I've had branded PCs (my HP exhibited all sorts of bizarre behavior and the Gateway wasn't very reliable either including one time when the motherboard went down and I couldn't even get win98se to install on a compaq I tried out recently because they use a non-standard motherboard) that were seriously unstable as well. I think a lot of the problem might be win98 (with its severe USER and GDI resource constraints) although I haven't seen that Carrara is any more stable under win2k (surprisingly) or maybe it's the fact that I'm running a netbeui network. Or maybe Athlon chips suck contrary to popular belief (we've been running Athlon chips for years in our pcs instead of pentiums because of the cost savings and hoping that they are 100% compatible).

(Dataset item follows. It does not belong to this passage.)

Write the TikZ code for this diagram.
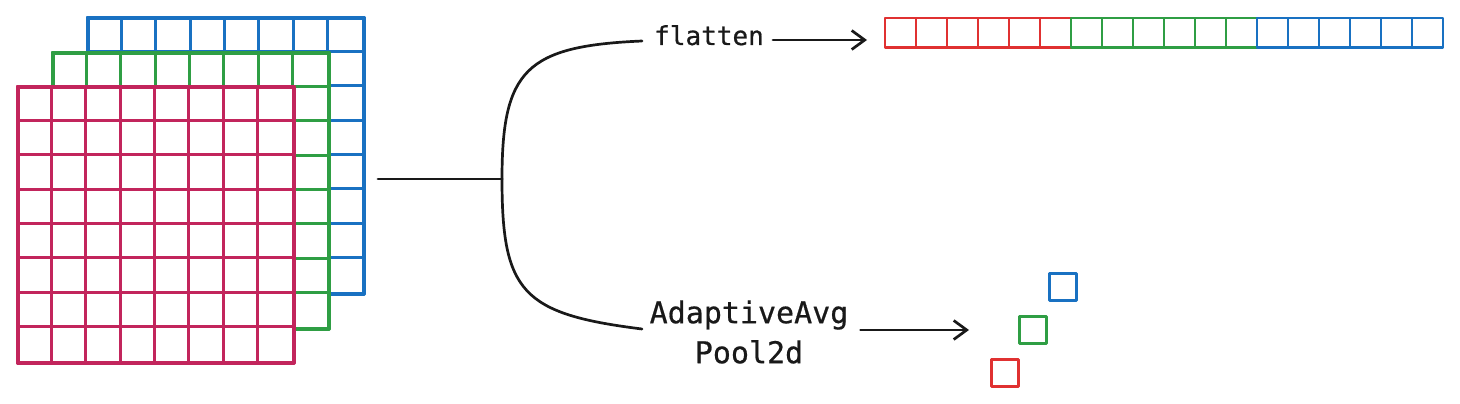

I can't use XP just yet because it won't work properly with my existing netbeui network (it can't see the win2k fileserver for some reason even after I install netbeui by hand off the install cd). I also don't like the way XP appears to force you to use one machine as the bottleneck (er, gateway) to the internet; I don't want each machine dependent on the gateway machine's availability in order to reach the internet. I've had lots of other problems with pcs over the years like incompatibilities with various firewire cards (with one card my pc wouldn't shut down it would just keep on rebooting forever until I pulled the power plug!) and video cards (it seems like I can either get Lightwave behaving properly or Carrara but never both at the same time using the same video card and drivers!) and on and on and on and I just don't recall ever having problems like that with a Mac. I can hardly recall a weekend in the last 9 years that I haven't spent at least a little time working on the PCs (meanwhile the eMac keeps chugging along unattended). If macs weren't so darn slow and expensive and our fileserver wasn't pc-based (and my partner was willing to switch) I'd seriously consider going mostly mac for our little shop. Are you XP users (and especially the Athlon ones) out there able to run all day and do lots of work with lots of different apps without rebooting? That would be a nice change although at least the newer machines reboot fairly quickly!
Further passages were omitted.